Sanatçı takdir edildiğinde, hatta aşırı derecede takdir edildiğinde kendisini mutlu, aynı zamanda da teşvik edilmiş hisseder. Sanat, halkın tümünün yaşamsal meselesi hâline gelebildiğinde zirveye ulaşır.
Yaşamında Stefan Zweig’ın bu sözlerinin küçücük bir parçasını dahi olsa bulmaya çalışan Tekin’in talihsizliğiydi; sanata ve şiire değer verilmeyen bir toplumda yaşamak.

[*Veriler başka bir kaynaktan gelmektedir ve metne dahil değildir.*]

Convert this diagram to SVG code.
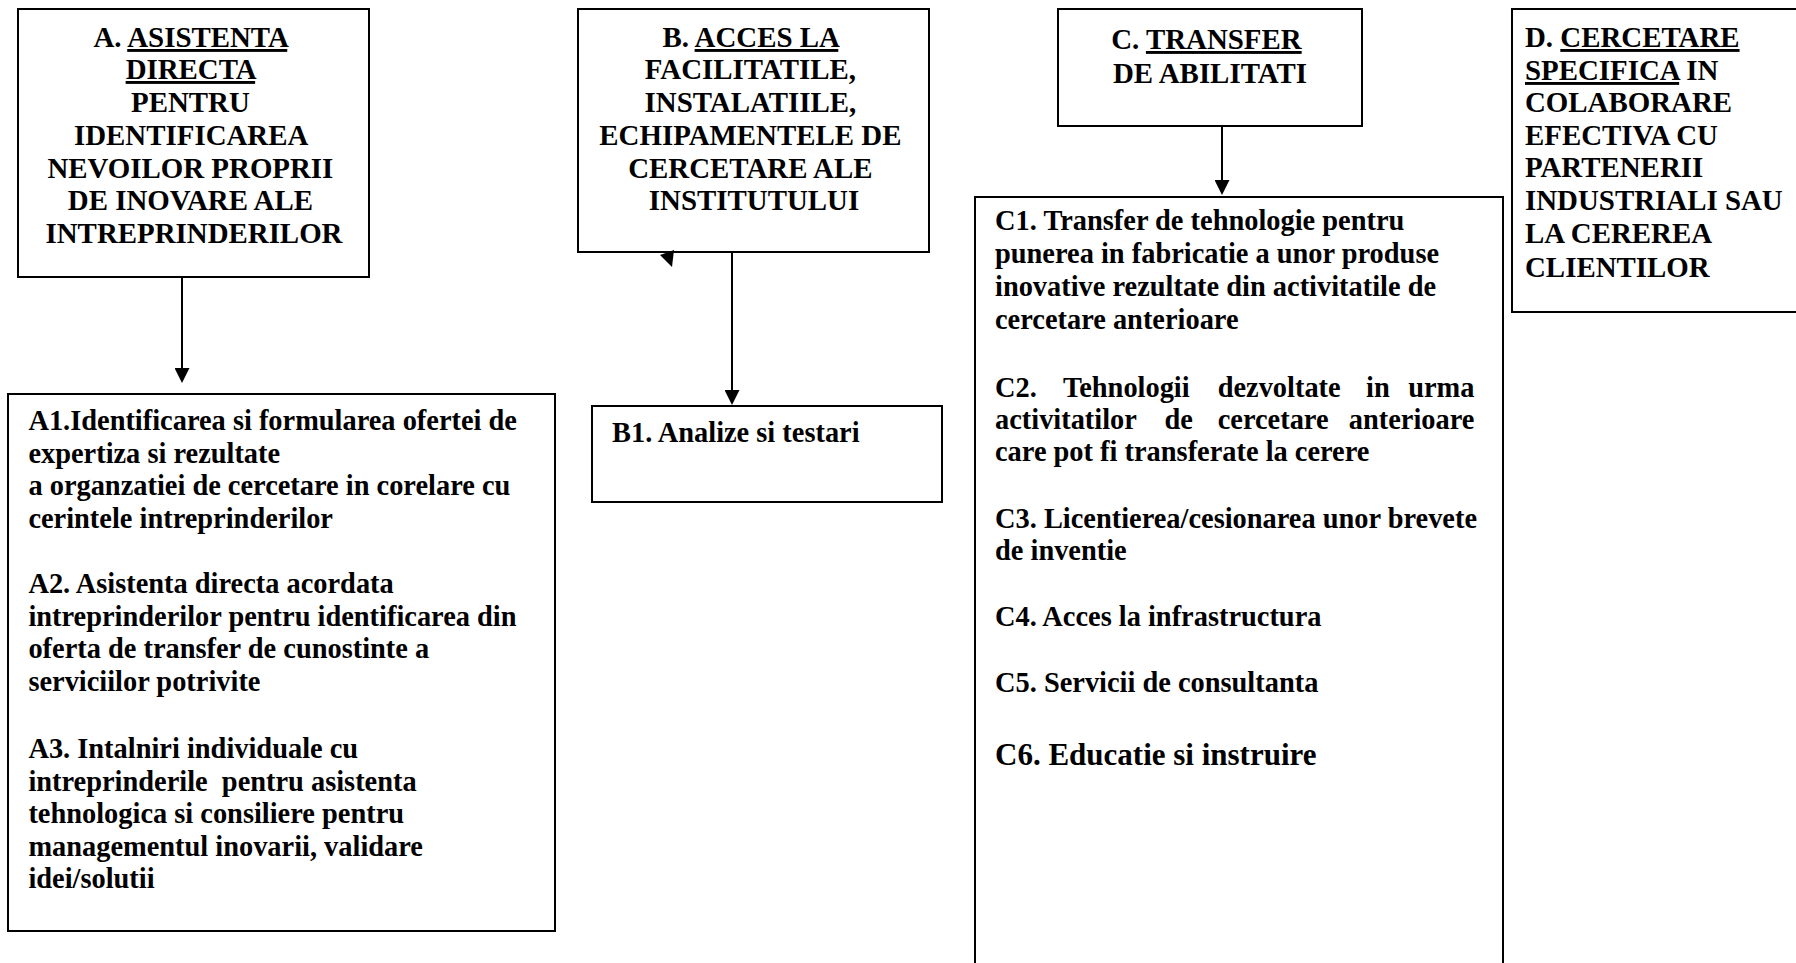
<svg xmlns="http://www.w3.org/2000/svg" width="1796" height="963" viewBox="0 0 1796 963">
<style>
.bg{fill:#ffffff}
.box{fill:#ffffff;stroke:#000000;stroke-width:2}
.t{font-family:"Liberation Serif","Times New Roman",serif;font-weight:bold;font-size:28.4px;fill:#000000}
.h{font-size:28.9px}
.big{font-size:31px}
.u{text-decoration:underline}
.conn{stroke:#000000;stroke-width:2;fill:none}
</style>
<defs>
<marker id="ah" viewBox="0 0 15 15" refX="5" refY="7.5" markerWidth="15" markerHeight="15" markerUnits="userSpaceOnUse" orient="auto">
<path d="M0,0 L15,7.5 L0,15 z" fill="#000000"/>
</marker>
</defs>
<rect class="bg" x="0" y="0" width="1796" height="963"/>

<g id="nodeA">
<rect class="box" x="18" y="9" width="351" height="268"/>
<text class="t h" text-anchor="middle">
<tspan x="194" y="47">A. <tspan class="u">ASISTENTA</tspan></tspan>
<tspan x="194" y="79" class="u">DIRECTA</tspan>
<tspan x="194" y="112">PENTRU</tspan>
<tspan x="194" y="145">IDENTIFICAREA</tspan>
<tspan x="194" y="178">NEVOILOR PROPRII</tspan>
<tspan x="194" y="210">DE INOVARE ALE</tspan>
<tspan x="194" y="243">INTREPRINDERILOR</tspan>
</text>
</g>

<g id="nodeB">
<rect class="box" x="578" y="9" width="351" height="243"/>
<text class="t h" text-anchor="middle">
<tspan x="754" y="47">B. <tspan class="u">ACCES LA</tspan></tspan>
<tspan x="754" y="79">FACILITATILE,</tspan>
<tspan x="754" y="112">INSTALATIILE,</tspan>
<tspan x="754" y="145">ECHIPAMENTELE DE</tspan>
<tspan x="754" y="178">CERCETARE ALE</tspan>
<tspan x="754" y="210">INSTITUTULUI</tspan>
</text>
</g>

<g id="nodeC">
<rect class="box" x="1058" y="9" width="304" height="117"/>
<text class="t h" text-anchor="middle">
<tspan x="1210" y="49">C. <tspan class="u">TRANSFER</tspan></tspan>
<tspan x="1210" y="83">DE ABILITATI</tspan>
</text>
</g>

<g id="nodeD">
<rect class="box" x="1512" y="9" width="300" height="303"/>
<text class="t h">
<tspan x="1525" y="47">D. <tspan class="u">CERCETARE</tspan></tspan>
<tspan x="1525" y="80"><tspan class="u">SPECIFICA</tspan> IN</tspan>
<tspan x="1525" y="112">COLABORARE</tspan>
<tspan x="1525" y="145">EFECTIVA CU</tspan>
<tspan x="1525" y="177">PARTENERII</tspan>
<tspan x="1525" y="210">INDUSTRIALI SAU</tspan>
<tspan x="1525" y="243">LA CEREREA</tspan>
<tspan x="1525" y="277">CLIENTILOR</tspan>
</text>
</g>

<g id="nodeA1">
<rect class="box" x="8" y="394" width="547" height="537"/>
<text class="t">
<tspan x="28.4" y="430">A1.Identificarea si formularea ofertei de</tspan>
<tspan x="28.4" y="463">expertiza si rezultate</tspan>
<tspan x="28.4" y="495">a organzatiei de cercetare in corelare cu</tspan>
<tspan x="28.4" y="528">cerintele intreprinderilor</tspan>
<tspan x="28.4" y="593">A2. Asistenta directa acordata</tspan>
<tspan x="28.4" y="626">intreprinderilor pentru identificarea din</tspan>
<tspan x="28.4" y="658">oferta de transfer de cunostinte a</tspan>
<tspan x="28.4" y="691">serviciilor potrivite</tspan>
<tspan x="28.4" y="758">A3. Intalniri individuale cu</tspan>
<tspan x="28.4" y="791">intreprinderile&#160; pentru asistenta</tspan>
<tspan x="28.4" y="823">tehnologica si consiliere pentru</tspan>
<tspan x="28.4" y="856">managementul inovarii, validare</tspan>
<tspan x="28.4" y="888">idei/solutii</tspan>
</text>
</g>

<g id="nodeB1">
<rect class="box" x="592" y="406" width="350" height="96"/>
<text class="t" x="612" y="442">B1. Analize si testari</text>
</g>

<g id="nodeC1">
<rect class="box" x="975" y="197" width="528" height="820"/>
<text class="t">
<tspan x="995" y="230">C1. Transfer de tehnologie pentru</tspan>
<tspan x="995" y="263">punerea in fabricatie a unor produse</tspan>
<tspan x="995" y="296">inovative rezultate din activitatile de</tspan>
<tspan x="995" y="329">cercetare anterioare</tspan>
<tspan x="995" y="397">C2.</tspan><tspan x="1062.9" y="397">Tehnologii</tspan><tspan x="1217.7" y="397">dezvoltate</tspan><tspan x="1366.1" y="397">in</tspan><tspan x="1481.5" y="397" text-anchor="end">urma</tspan>
<tspan x="995" y="429">activitatilor</tspan><tspan x="1164.5" y="429">de</tspan><tspan x="1217.7" y="429">cercetare</tspan><tspan x="1481.5" y="429" text-anchor="end">anterioare</tspan>
<tspan x="995" y="461">care pot fi transferate la cerere</tspan>
<tspan x="995" y="528">C3. Licentierea/cesionarea unor brevete</tspan>
<tspan x="995" y="560">de inventie</tspan>
<tspan x="995" y="626">C4. Acces la infrastructura</tspan>
<tspan x="995" y="692">C5. Servicii de consultanta</tspan>
</text>
<text class="t big" x="995" y="765">C6. Educatie si instruire</text>
</g>

<g id="connectors">
<line class="conn" x1="182" y1="277" x2="182" y2="373" marker-end="url(#ah)"/>
<line class="conn" x1="732" y1="252" x2="732" y2="395" marker-end="url(#ah)"/>
<line class="conn" x1="1222" y1="126" x2="1222" y2="185" marker-end="url(#ah)"/>
<polygon points="660,255 674,250 672,267" fill="#000000"/>
</g>
</svg>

Tekin, sıradan bir günde başına düşen kitabın sarsıntısıyla beyninin içinde günbegün hissedeceği çığlıklardan sonra kendisini sağırlık noktasında bulur. Başına düşenin Orhan Veli’ye ait bir şiir kitabı olması ya da Orhan Veli’nin ölümü için adeta bir ağıt olarak yazılan Otopsi şiiriyle karşılaşması Tekin’in hayatında neleri değiştirecekti? Üstelik bu şiirin “Çok geç kaldılar,” satırı, sanatın değersizliği karşısında elindeki acıyla yanmak zorunda kalan bu genç ozana yakılmış bir ağıt gibidir. Biz de bu eser sayesinde sanatın üzerine her geçen gün daha çok toprak atılan bir toplumda yaşayan Tekin’in çığlıklarına kulak veriyoruz.
Ötekilerdi bu ozanla Tekin’e genç sıfatını yakıştıran, kendileri değil. Özüne kıyan hangi insan genç olduğuna inanırdı ki ya da kıyası?